Der Pferdepensionsvertrag enthält nach dem AG Grünstadt Elemente des:
– Mietvertrags (Vermietung der Box sowie Bereitstellung der Anlageneinrichtung)
– Dienstvertrags (Füttern u.s.w.)
– Verwahrungsvertrags ( Verwahrung und Aufbewahrung, sowie Übernahme der Obhut, Fütterung sowei Lieferung von Einstreu als geschuldete Erhaltungsmaßnahmen)
– Kaufvertrags (Sukzessivlieferung von Heu/Stroh/Futter/Wasser)
Obwohl die vom AG Grünstadt zitierten vertraglichen Elemente aus Dienst- (Werk-) und Kaufvertrag genau die Leistungen sind, die die Rechtsprechung dazu bewegt haben, den Pferdepensionsvertrag als entgeltlichen Verwahrungsvertrag einzustufen, weil eben diese Elemente als Erhaltungsmaßnahmen im Rahmen des Verwahrungsvertrages angesehen werden, nimmt das AG einen Vertrag sui generis (eigener Art) an und wendet für die Beurteilung der anzuwendenden Kündigungsfristen § 314 BGB i.V.m. den AGB des zu prüfenden Pferdepensionsvertrages an.
Im konkreten Fall bedeutete dies:
§ 4 des Pferdepensionsvertrages regelte die Voraussetzungen des wichtigen Grundes, bei dessen Vorliegen nach § 314 Abs. 1 BGB das Dauerschuldverhältnis außerordentlich gekündigt werden kann. Diese Voraussetzungen lagen nicht vor. Das AG deutete die Kündigung somit in eine ordentliche um, für die Beurteilung der damit einzuhaltenden Kündigungsfrist bezieht sich das AG dann aber nicht auf die Regelungen des Pferdepensionsvertrages, wonach bei einer ordentlichen Kündigung eine Frist von drei Monaten einzuhalten war. Diese Regelung hält auch das AG Grünstadt gem. § 307 II Nr.1 BGB für unwirksam, weil diese Klausel zu Lasten der Pferdeeinstellerin von der gesetzlichen Regelung abweiche.

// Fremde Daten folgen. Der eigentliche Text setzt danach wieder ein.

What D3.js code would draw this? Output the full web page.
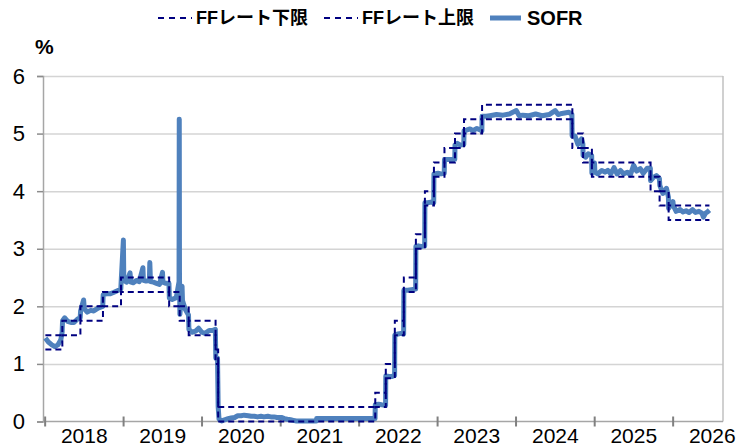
<!DOCTYPE html>
<html>
<head>
<meta charset="utf-8">
<script src="https://cdn.jsdelivr.net/npm/d3@7"></script>
<style>
    body { margin: 0; background: #fff; }
    svg { display: block; }
</style>
</head>
<body>
<svg id="chart"></svg>
<script>
// FF rate target range (change dates, lower / upper bound)
const ffDates = [
    '2018-01-02', '2018-03-22', '2018-06-14', '2018-09-27', '2018-12-20',
    '2019-08-01', '2019-09-19', '2019-10-31', '2020-03-04', '2020-03-16',
    '2022-03-17', '2022-05-05', '2022-06-16', '2022-07-28', '2022-09-22',
    '2022-11-03', '2022-12-15', '2023-02-02', '2023-03-23', '2023-05-04',
    '2023-07-27', '2024-09-19', '2024-11-08', '2024-12-19', '2025-09-18',
    '2025-10-30', '2025-12-11', '2026-06-19',
];
const ffLower = [
    1.25, 1.50, 1.75, 2.00, 2.25,
    2.00, 1.75, 1.50, 1.00, 0.00,
    0.25, 0.75, 1.50, 2.25, 3.00,
    3.75, 4.25, 4.50, 4.75, 5.00,
    5.25, 4.75, 4.50, 4.25, 4.00,
    3.75, 3.50, 3.50,
];
const ffUpper = [
    1.50, 1.75, 2.00, 2.25, 2.50,
    2.25, 2.00, 1.75, 1.25, 0.25,
    0.50, 1.00, 1.75, 2.50, 3.25,
    4.00, 4.50, 4.75, 5.00, 5.25,
    5.50, 5.00, 4.75, 4.50, 4.25,
    4.00, 3.75, 3.75,
];

// SOFR
const sofrDates = [
    '2018-01-02', '2018-01-16', '2018-02-01', '2018-02-15', '2018-03-01', '2018-03-15', '2018-03-21', '2018-03-23',
    '2018-04-02', '2018-04-16', '2018-05-01', '2018-05-15', '2018-06-01', '2018-06-13', '2018-06-15', '2018-06-29',
    '2018-07-02', '2018-07-16', '2018-08-01', '2018-08-15', '2018-09-04', '2018-09-26', '2018-09-28', '2018-10-15',
    '2018-11-01', '2018-11-15', '2018-12-03', '2018-12-19', '2018-12-21', '2018-12-31', '2019-01-02', '2019-01-15',
    '2019-01-31', '2019-02-04', '2019-02-15', '2019-03-01', '2019-03-15', '2019-04-01', '2019-04-03', '2019-04-15',
    '2019-05-01', '2019-05-03', '2019-05-06', '2019-05-20', '2019-06-03', '2019-06-17', '2019-07-01', '2019-07-03',
    '2019-07-15', '2019-07-31', '2019-08-02', '2019-08-15', '2019-09-03', '2019-09-16', '2019-09-17', '2019-09-18',
    '2019-09-20', '2019-09-30', '2019-10-02', '2019-10-15', '2019-10-30', '2019-11-01', '2019-11-15', '2019-12-02',
    '2019-12-16', '2019-12-31', '2020-01-15', '2020-02-03', '2020-02-18', '2020-03-03', '2020-03-05', '2020-03-13',
    '2020-03-16', '2020-03-20', '2020-04-01', '2020-04-15', '2020-05-01', '2020-05-15', '2020-06-01', '2020-06-15',
    '2020-07-01', '2020-07-15', '2020-08-03', '2020-08-17', '2020-09-01', '2020-09-15', '2020-10-01', '2020-10-15',
    '2020-11-02', '2020-11-16', '2020-12-01', '2020-12-15', '2021-01-04', '2021-01-19', '2021-02-01', '2021-02-16',
    '2021-03-01', '2021-03-15', '2021-04-01', '2021-05-03', '2021-06-01', '2021-06-16', '2021-06-17', '2021-07-01',
    '2021-08-02', '2021-09-01', '2021-10-01', '2021-11-01', '2021-12-01', '2022-01-03', '2022-02-01', '2022-03-16',
    '2022-03-17', '2022-04-01', '2022-04-15', '2022-05-04', '2022-05-05', '2022-05-20', '2022-06-01', '2022-06-15',
    '2022-06-16', '2022-07-01', '2022-07-15', '2022-07-27', '2022-07-28', '2022-08-15', '2022-09-01', '2022-09-21',
    '2022-09-22', '2022-10-03', '2022-10-17', '2022-11-02', '2022-11-03', '2022-11-15', '2022-12-01', '2022-12-14',
    '2022-12-15', '2023-01-03', '2023-01-17', '2023-02-01', '2023-02-02', '2023-02-15', '2023-03-01', '2023-03-22',
    '2023-03-23', '2023-04-03', '2023-04-17', '2023-05-03', '2023-05-04', '2023-05-15', '2023-06-01', '2023-06-15',
    '2023-07-03', '2023-07-26', '2023-07-27', '2023-08-15', '2023-09-01', '2023-10-02', '2023-11-01', '2023-12-01',
    '2024-01-02', '2024-01-16', '2024-02-01', '2024-03-01', '2024-04-01', '2024-05-01', '2024-06-03', '2024-07-01',
    '2024-07-15', '2024-08-01', '2024-09-03', '2024-09-17', '2024-09-18', '2024-10-01', '2024-10-15', '2024-11-01',
    '2024-11-07', '2024-11-08', '2024-11-20', '2024-12-02', '2024-12-18', '2024-12-19', '2024-12-31', '2025-01-02',
    '2025-01-15', '2025-02-03', '2025-02-18', '2025-03-03', '2025-03-17', '2025-04-01', '2025-04-15', '2025-05-01',
    '2025-05-15', '2025-06-02', '2025-06-16', '2025-07-01', '2025-07-15', '2025-08-01', '2025-08-15', '2025-09-02',
    '2025-09-17', '2025-09-18', '2025-10-01', '2025-10-15', '2025-10-29', '2025-10-31', '2025-11-14', '2025-12-01',
    '2025-12-10', '2025-12-11', '2025-12-31', '2026-01-02', '2026-01-15', '2026-02-02', '2026-02-16', '2026-03-02',
    '2026-03-16', '2026-04-01', '2026-04-15', '2026-05-01', '2026-05-15', '2026-05-22', '2026-06-01', '2026-06-10',
    '2026-06-19',
];
const sofrRates = [
    1.45, 1.38, 1.33, 1.30, 1.33, 1.42, 1.55, 1.75,
    1.80, 1.74, 1.72, 1.72, 1.78, 1.80, 1.92, 2.11,
    1.96, 1.90, 1.93, 1.92, 1.97, 2.00, 2.20, 2.22,
    2.22, 2.24, 2.27, 2.30, 2.45, 3.15, 2.45, 2.42,
    2.58, 2.42, 2.41, 2.45, 2.43, 2.67, 2.45, 2.44,
    2.45, 2.76, 2.43, 2.42, 2.40, 2.38, 2.59, 2.42,
    2.40, 2.40, 2.14, 2.12, 2.15, 2.43, 5.25, 2.55,
    1.86, 2.35, 2.10, 1.95, 1.85, 1.60, 1.55, 1.57,
    1.62, 1.55, 1.53, 1.58, 1.58, 1.60, 1.10, 1.10,
    0.26, 0.04, 0.01, 0.03, 0.05, 0.06, 0.07, 0.10,
    0.10, 0.11, 0.10, 0.09, 0.09, 0.08, 0.09, 0.08,
    0.09, 0.08, 0.08, 0.07, 0.07, 0.05, 0.04, 0.03,
    0.02, 0.01, 0.01, 0.01, 0.01, 0.01, 0.05, 0.05,
    0.05, 0.05, 0.05, 0.05, 0.05, 0.05, 0.05, 0.05,
    0.29, 0.30, 0.29, 0.28, 0.79, 0.78, 0.78, 0.80,
    1.50, 1.52, 1.53, 1.52, 2.28, 2.28, 2.29, 2.30,
    3.04, 3.05, 3.04, 3.05, 3.80, 3.80, 3.81, 3.80,
    4.30, 4.31, 4.30, 4.31, 4.55, 4.55, 4.55, 4.55,
    4.80, 4.83, 4.80, 4.81, 5.05, 5.06, 5.08, 5.05,
    5.09, 5.05, 5.30, 5.30, 5.31, 5.33, 5.32, 5.34,
    5.40, 5.31, 5.32, 5.31, 5.34, 5.31, 5.33, 5.40,
    5.33, 5.35, 5.37, 5.33, 4.96, 4.96, 4.81, 4.91,
    4.82, 4.62, 4.59, 4.65, 4.62, 4.31, 4.49, 4.33,
    4.30, 4.36, 4.33, 4.36, 4.30, 4.41, 4.30, 4.36,
    4.30, 4.33, 4.28, 4.45, 4.35, 4.39, 4.31, 4.40,
    4.40, 4.18, 4.24, 4.27, 4.22, 4.10, 3.96, 4.05,
    3.90, 3.70, 3.82, 3.75, 3.65, 3.68, 3.64, 3.66,
    3.63, 3.68, 3.63, 3.65, 3.62, 3.55, 3.62, 3.64,
    3.67,
];

const yTicks = [0, 1, 2, 3, 4, 5, 6];
const yearTicks = [2018, 2019, 2020, 2021, 2022, 2023, 2024, 2025, 2026];

const width = 748;
const height = 448;
const marginLeft = 43;
const marginRight = 25;
const marginTop = 76;
const marginBottom = 26.5;

const parse = d3.timeParse('%Y-%m-%d');
const font = '"Liberation Sans", Arial, "Noto Sans CJK JP", sans-serif';
const sofrColor = '#4F81BD';
const ffColor = '#000080';

const x = d3.scaleTime()
    .domain([new Date(2017, 11, 22), new Date(2026, 7, 21)])
    .range([marginLeft, width - marginRight]);
const y = d3.scaleLinear()
    .domain([0, 6])
    .range([height - marginBottom, marginTop]);

const svg = d3.select('#chart')
    .attr('width', width)
    .attr('height', height)
    .style('font-family', font);

// Grid lines
svg.append('g')
    .attr('transform', `translate(${marginLeft}, 0)`)
    .call(d3.axisLeft(y).tickValues(yTicks.slice(1)).tickSize(-(width - marginLeft - marginRight)).tickFormat(''))
    .call(g => g.select('.domain').remove())
    .call(g => g.selectAll('line').style('stroke', '#D4D4D4').style('stroke-width', '1.5px'));

// Right border of the plot
svg.append('line')
    .attr('x1', width - marginRight).attr('x2', width - marginRight)
    .attr('y1', y(6)).attr('y2', y(0))
    .style('stroke', '#C0C0C0').style('stroke-width', '1.5px');

// Y axis
svg.append('g')
    .attr('transform', `translate(${marginLeft}, 0)`)
    .call(d3.axisLeft(y).tickValues(yTicks).tickSize(6).tickPadding(12).tickFormat(d3.format('d')))
    .call(g => g.select('.domain').style('stroke', '#A6A6A6').style('stroke-width', '1.5px'))
    .call(g => g.selectAll('line').style('stroke', '#8C8C8C').style('stroke-width', '1.5px'))
    .call(g => g.selectAll('text').style('font-size', '22px').style('fill', '#000').style('font-family', font));

// X axis line + year ticks
const xAxisG = svg.append('g')
    .attr('transform', `translate(0, ${y(0)})`);
xAxisG.append('line')
    .attr('x1', marginLeft).attr('x2', width - marginRight)
    .style('stroke', '#A6A6A6').style('stroke-width', '1.5px');
xAxisG.selectAll('.tick-mark')
    .data(yearTicks)
    .enter()
    .append('line')
    .attr('class', 'tick-mark')
    .attr('x1', d => x(new Date(d, 0, 1)))
    .attr('x2', d => x(new Date(d, 0, 1)))
    .attr('y1', -5)
    .attr('y2', 5)
    .style('stroke', '#808080')
    .style('stroke-width', '2px');
xAxisG.selectAll('.year-label')
    .data(yearTicks)
    .enter()
    .append('text')
    .attr('class', 'year-label')
    .attr('x', d => x(new Date(d, 6, 2)))
    .attr('y', 21)
    .attr('text-anchor', 'middle')
    .style('font-size', '21px')
    .text(d => d);

// Series
const sofr = sofrDates.map((d, i) => ({date: parse(d), value: sofrRates[i]}));
const lower = ffDates.map((d, i) => ({date: parse(d), value: ffLower[i]}));
const upper = ffDates.map((d, i) => ({date: parse(d), value: ffUpper[i]}));

const sofrLine = d3.line()
    .x(d => x(d.date))
    .y(d => y(d.value));
const stepLine = d3.line()
    .x(d => x(d.date))
    .y(d => y(d.value))
    .curve(d3.curveStepAfter);

svg.append('path')
    .datum(sofr)
    .attr('d', sofrLine)
    .style('fill', 'none')
    .style('stroke', sofrColor)
    .style('stroke-width', 5)
    .style('stroke-linejoin', 'round');

[lower, upper].forEach(series => {
    svg.append('path')
        .datum(series)
        .attr('d', stepLine)
        .style('fill', 'none')
        .style('stroke', ffColor)
        .style('stroke-width', 2)
        .style('stroke-dasharray', '6,4');
});

// Unit label
svg.append('text')
    .attr('x', 35)
    .attr('y', 54)
    .style('font-size', '21px')
    .style('font-weight', 'bold')
    .text('%');

// Legend
const legend = [
    {label: 'FFレート下限', x: 158, dashed: true},
    {label: 'FFレート上限', x: 324, dashed: true},
    {label: 'SOFR', x: 490, dashed: false},
];
const legendG = svg.append('g').attr('transform', 'translate(0, 18)');
legend.forEach(item => {
    legendG.append('line')
        .attr('x1', item.x)
        .attr('x2', item.x + (item.dashed ? 34 : 31))
        .style('stroke', item.dashed ? ffColor : sofrColor)
        .style('stroke-width', item.dashed ? 2 : 5)
        .style('stroke-dasharray', item.dashed ? '6,5' : null);
    legendG.append('text')
        .attr('x', item.x + (item.dashed ? 38 : 37))
        .attr('dy', '0.36em')
        .style('font-size', item.dashed ? '18px' : '20px')
        .style('font-weight', 'bold')
        .text(item.label);
});
</script>
</body>
</html>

Als gesetzliche Regelung bezüglich der Kündigungsfristen bildete das AG Grünstadt wie schon zuvor das AG Osnabrück einen Mittelwert aus den Kündigungsfristen, der einzelnen Vertragstypen und ermittelte somit eine einzuhaltende Kündigungsfrist von zwei Monaten.
In beiden Fällen mussten die beklagten Pferdeeinsteller nach „außerordentlicher“ Kündigung noch zwei Monate „Stallmiete“ abzüglich eines Anteils für ersparte Aufwendungen von ca. 1/3 der vereinbarten Vergütung zahlen.
Fazit: Trotz einheitlicher Rechtsprechung zeigen diese beiden Entscheidungen, dass für die Beurteilung der Rechtsnatur des Pferdepensionsvertrages und damit verbunden vertragliche Pflichten und Kündigungsfristen grundsätzlich der Einzelfall entscheidet.
Die Argumentation des AG Grünstadt ist nicht überzeugend, denn diese Auffassung zugrundegelegt, wären diejenigen Kündigungsfristen des Vertragstyps einzuhalten, dessen Leistung betroffen ist. Ein Rückgriff auf die Regelungen des allgemeinen Schuldrechts ist nicht notwendig.
Trotz gegenteiliger Rechtsprechung verschiedener Oberlandesgerichte ist die Entwicklung der Rechtsprechung diesbezüglich zu beobachten.
Grundsätzlich ist die Klassifikation des Pferdepensionsvertrages als Vertrag sui generis zu begrüßen und bei der Gestaltung der AGB von Pferdeeinstellverträgen zu berücksichtigen.